Cozumel Island is the emergent surface of a horst block (a table of land pushed upward between two normal fault lines) capped by 122,000 year old Pleistocene limestone deposited over older Miocene and Pliocene bedrock. The limestone of the island’s surface was laid down during two different periods of submergence during the Pleistocene. Two older Pleistocene, ten late Pleistocene and one Holocene shallow-water depositional layers are present.
The two older Pleistocene layers are made up of the remnants of patch reefs and sandy banks. The younger late Pleistocene layers are remnants of reefs, reef passes, and a seagrass-stabilized backreef, oolite shoal, storm channel, beach and dune environment. Beachrock deposited during the Holocene is also found on the island. No movement of the island relative to the mainland has occurred in the past 125,000 years.

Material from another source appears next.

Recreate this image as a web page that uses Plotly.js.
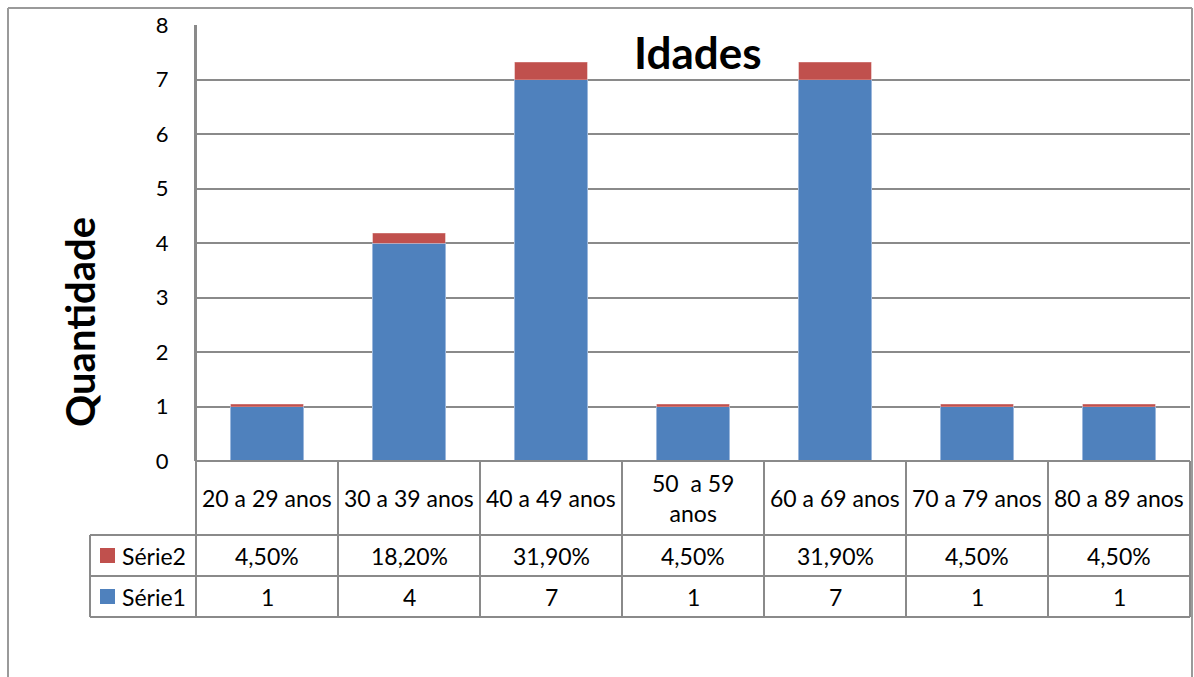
<!DOCTYPE html>
<html>
<head>
<meta charset="utf-8">
<script src="https://cdn.plot.ly/plotly-3.0.1.min.js"></script>
<style>html,body{margin:0;padding:0;background:#fff;}#chart{width:1194px;height:677px;}</style>
</head>
<body>
<div id="chart"></div>
<script>
// ---- data ----
const categories = ["20 a 29 anos", "30 a 39 anos", "40 a 49 anos", "50  a 59<br>anos", "60 a 69 anos", "70 a 79 anos", "80 a 89 anos"];
const serie1 = [1, 4, 7, 1, 7, 1, 1];
const serie2Pct = [4.5, 18.2, 31.9, 4.5, 31.9, 4.5, 4.5];
const yTicks = [0, 1, 2, 3, 4, 5, 6, 7, 8];
const seriesNames = ["Série1", "Série2"];
const titleText = "Idades";
const yTitleText = "Quantidade";

// ---- layout geometry (pixels) ----
const W = 1194, H = 677;
const L = 196, R = 1190, T = 25, B = 461;
const pw = R - L, ph = B - T;
const px = x => (x - L) / pw;
const py = y => (B - y) / ph;
const n = categories.length;
const colX = i => i / n;            // column boundary (paper)
const colC = i => (i + 0.5) / n;    // column centre (paper)

const blue = "#4F81BD", red = "#C0504D";
const grid = "#8a8a8a";
const font = "Lato, 'Open Sans', sans-serif";

const traces = [
  {type: "bar", x: categories.map((c, i) => i), y: serie1, name: seriesNames[0],
   marker: {color: blue, line: {color: "#9bb7dc", width: 1}}, hoverinfo: "skip"},
  {type: "bar", x: categories.map((c, i) => i), y: serie2Pct.map(v => v / 100), name: seriesNames[1],
   marker: {color: red, line: {color: "#d99694", width: 0.5}}, hoverinfo: "skip"}
];

const rowTop = 535, row2 = 576, row3 = 617, labL = 90;
const shapes = [];
const line = (x0, y0, x1, y1, c, w) => shapes.push({type: "line", xref: "paper", yref: "paper",
  x0: x0, y0: y0, x1: x1, y1: y1, line: {color: c || grid, width: w || 2}, layer: "above"});

// outer chart border
line(px(8), py(8), px(1192), py(8), "#9a9a9a", 2);
line(px(8), py(8), px(8), py(H + 5), "#9a9a9a", 2);
line(px(1192), py(8), px(1192), py(H + 5), "#9a9a9a", 2);

// table horizontal lines
line(0, 0, 1, 0);
line(px(labL), py(rowTop), 1, py(rowTop));
line(px(labL), py(row2), 1, py(row2));
line(px(labL), py(row3), 1, py(row3));
// table vertical lines
line(0, 1, 0, py(row3));
for (let i = 1; i <= n; i++) line(colX(i), 0, colX(i), py(row3));
line(px(labL), py(rowTop), px(labL), py(row3));
// legend keys
shapes.push({type: "rect", xref: "paper", yref: "paper", x0: px(100), x1: px(115), y0: py(548), y1: py(563),
  fillcolor: red, line: {width: 0}});
shapes.push({type: "rect", xref: "paper", yref: "paper", x0: px(100), x1: px(115), y0: py(589), y1: py(604),
  fillcolor: blue, line: {width: 0}});

const annotations = [];
const txt = (x, y, t, opts) => annotations.push(Object.assign({xref: "paper", yref: "paper", x: x, y: y,
  text: t, showarrow: false, font: {family: font, size: 23, color: "#000"}, xanchor: "center", yanchor: "middle"}, opts || {}));

const fmtPct = v => v.toFixed(2).replace(".", ",") + "%";
categories.forEach((c, i) => {
  txt(colC(i), py((B + rowTop) / 2), c);
  txt(colC(i), py((rowTop + row2) / 2), fmtPct(serie2Pct[i]));
  txt(colC(i), py((row2 + row3) / 2), String(serie1[i]));
});
txt(px(120), py((rowTop + row2) / 2), seriesNames[1], {xanchor: "left"});
txt(px(120), py((row2 + row3) / 2), seriesNames[0], {xanchor: "left"});

// title
txt(px(698), py(52), "<b>" + titleText + "</b>", {font: {family: font, size: 44, color: "#000"}});
// y axis title
txt(px(80), py(322), "<b>" + yTitleText + "</b>", {font: {family: font, size: 40, color: "#000"}, textangle: -90});

const layout = {
  width: W, height: H,
  margin: {l: L, r: W - R, t: T, b: H - B, pad: 0},
  paper_bgcolor: "#fff", plot_bgcolor: "#fff",
  barmode: "stack", bargap: 0.486,
  showlegend: false,
  xaxis: {range: [-0.5, n - 0.5], showticklabels: false, showgrid: false, zeroline: false, showline: false, fixedrange: true},
  yaxis: {range: [0, 8], tickvals: yTicks, ticktext: yTicks.map(String), showgrid: true, gridcolor: grid, gridwidth: 2,
    zeroline: false, showline: true, linecolor: grid, linewidth: 2, ticks: "outside", ticklen: 21,
    tickcolor: "rgba(0,0,0,0)", tickfont: {family: font, size: 22, color: "#000"}, fixedrange: true},
  shapes: shapes,
  annotations: annotations,
  font: {family: font}
};

Plotly.newPlot("chart", traces, layout, {displayModeBar: false, staticPlot: true});
</script>
</body>
</html>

The thin covering of soil on the island is mainly rendzina, or humus rich soil made up of weathered limestone. The name originates from a Polish colloquial word “rzędzić,” which means “to chat:” the soil of this type contains a significant amount of gravel and stones, which, during plowing, produce various sound effects (clicking, screeching, etc.), i.e., “talk” to the ploughman. Areas near the beaches on Cozumel are mostly regolsol, or a weakly developed mineral soil made up of unconsolidated material, in this case eroded calcareous sandstone. Layers of sascap, (unconsolidated rock, or aragonite that never crystalized into calcite) can be found interspersed between layers of bedrock and are often exposed in open quarries.
Because of the many pores, cracks, faults, cavities, and caverns in the limestone bedrock and the high porosity of the surface of Cozumel, rain water quickly percolates down to underground aquifers before having a chance to form surface streams, rivers or lakes. This lower-density freshwater rides on top of the denser saline groundwater, forming a freshwater lens, or a karstic aquifer. This freshwater lens is deeper in the center of the island and shallower towards the edges of the island. Most of Cozumel’s water comes from water wells in the center of the island that tap into this freshwater lens. The freshwater lens shrinks and expands in relationship with the rainy season and dry season.
When the percolation of water down through the bedrock erodes the surface enough to cause it to collapse into the underlying karstic caverns, it forms a sinkhole, or cenote, a word from Yucatec Maya dzonot or ts’onot, meaning “well.” Many of the cenotes in Cozumel are connected together via an underground anchialine cave system (a system that connects the freshwater terrestrial cave system with a saltwater marine cave system) that has been mapped sufficiently to show that it is the fifth largest such system in the world.